I’m sick of writing these existential posts about the program every couple of years or so. And it seems like every time we think we’re seeing a real turn around the corner, reality comes back to bite us in the ass with more evidence of the Georgia Way. This time around, I looked at last season, with a team that fought in every game despite an injury-riddled offense, subpar defense and special teams and thought at least Georgia was hitting a point where it was no longer going to fail to show up on a consistent basis.
Wrong, bacon breath. What I saw was how much Aaron Murray meant to the competitive spirit of this Georgia program.
The reality is that Georgia is a program that believes it’s better than it is. I can almost envision the congratulatory speech McGarity was constructing in his head as Georgia nobly fell on its sword about Gurley and kept winning. Too bad about Jacksonville, Greg.

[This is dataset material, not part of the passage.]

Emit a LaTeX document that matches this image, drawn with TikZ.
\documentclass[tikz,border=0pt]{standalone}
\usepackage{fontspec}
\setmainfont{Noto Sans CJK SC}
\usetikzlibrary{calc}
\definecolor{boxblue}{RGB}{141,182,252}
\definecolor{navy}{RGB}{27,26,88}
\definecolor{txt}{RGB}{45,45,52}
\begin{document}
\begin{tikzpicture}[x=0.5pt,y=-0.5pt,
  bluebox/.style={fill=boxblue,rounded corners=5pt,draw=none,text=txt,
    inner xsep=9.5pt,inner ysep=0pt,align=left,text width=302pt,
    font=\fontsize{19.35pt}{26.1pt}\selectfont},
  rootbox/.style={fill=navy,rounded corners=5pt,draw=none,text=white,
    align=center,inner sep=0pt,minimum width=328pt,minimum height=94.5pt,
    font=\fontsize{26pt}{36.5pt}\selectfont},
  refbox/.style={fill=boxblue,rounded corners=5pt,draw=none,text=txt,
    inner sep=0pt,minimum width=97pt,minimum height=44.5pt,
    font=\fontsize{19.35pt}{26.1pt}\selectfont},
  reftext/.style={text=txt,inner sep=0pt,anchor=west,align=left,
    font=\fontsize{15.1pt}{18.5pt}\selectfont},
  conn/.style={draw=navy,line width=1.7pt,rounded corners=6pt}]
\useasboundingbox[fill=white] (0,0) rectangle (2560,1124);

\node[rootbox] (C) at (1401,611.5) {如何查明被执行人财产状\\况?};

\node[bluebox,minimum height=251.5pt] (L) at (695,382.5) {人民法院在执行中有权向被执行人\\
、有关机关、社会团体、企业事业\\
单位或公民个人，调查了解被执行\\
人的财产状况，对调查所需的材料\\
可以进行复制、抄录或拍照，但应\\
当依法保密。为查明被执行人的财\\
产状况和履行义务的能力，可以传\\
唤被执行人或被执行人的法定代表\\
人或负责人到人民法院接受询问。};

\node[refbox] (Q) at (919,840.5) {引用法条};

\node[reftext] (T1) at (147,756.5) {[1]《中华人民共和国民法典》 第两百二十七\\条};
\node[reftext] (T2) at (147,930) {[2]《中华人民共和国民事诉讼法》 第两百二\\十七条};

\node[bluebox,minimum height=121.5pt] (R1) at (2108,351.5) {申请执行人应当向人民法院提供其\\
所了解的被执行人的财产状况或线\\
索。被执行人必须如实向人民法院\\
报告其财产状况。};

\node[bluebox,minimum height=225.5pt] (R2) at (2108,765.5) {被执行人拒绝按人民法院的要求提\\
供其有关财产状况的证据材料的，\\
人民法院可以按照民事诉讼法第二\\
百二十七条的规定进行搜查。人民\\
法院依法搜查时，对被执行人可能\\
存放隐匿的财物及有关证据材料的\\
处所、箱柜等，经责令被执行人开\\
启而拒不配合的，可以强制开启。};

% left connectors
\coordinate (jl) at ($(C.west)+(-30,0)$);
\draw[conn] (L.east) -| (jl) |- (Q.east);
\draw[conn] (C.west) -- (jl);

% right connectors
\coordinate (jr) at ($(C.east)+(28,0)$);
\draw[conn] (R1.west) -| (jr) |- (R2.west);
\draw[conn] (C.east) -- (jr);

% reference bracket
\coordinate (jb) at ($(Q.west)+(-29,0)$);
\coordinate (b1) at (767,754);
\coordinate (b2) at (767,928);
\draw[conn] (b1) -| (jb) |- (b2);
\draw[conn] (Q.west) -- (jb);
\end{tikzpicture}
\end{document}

But it’s not like that’s anything new. It’s a recurring drama. And when things fall short, as they inevitably do, the decision makers shrug, make some vague sounds about the coaches needing to do more, maybe even fire somebody if they’ve dawdled long enough, check the bank statements and console themselves with the thought that at least they’re doing things the right way. Whatever that is.
What they’re unwilling to give any hard thought to is how to win doing things the right way. Whether that’s out of a sense of guilt, as Wolken surmises, or because it’s too hard to make the effort, I can’t say. But it’s clear, and not just to me.
Those of you chomping at the bit for new coaching as a cure for what ails us need to think about something first: since Vince Dooley retired as head coach, who are the best high-profile hires Butts-Mehre has made? If you’re honest, it’s Ron Polk, who basically fell into Dooley’s lap and left for momma after a couple of seasons, and Mark Richt. That’s why the idea that things are fixable if they just get the right man for the head coaching job is laughable, honestly.
Until there are people in place who are willing to look at how things are done from top to bottom with a sharp eye, a willingness to demand the best and, just as importantly, are going to supply the best in support of that demand, what you see is all you’re gonna get. Because if the folks in Butts-Mehre are anything these days, it’s comfortable.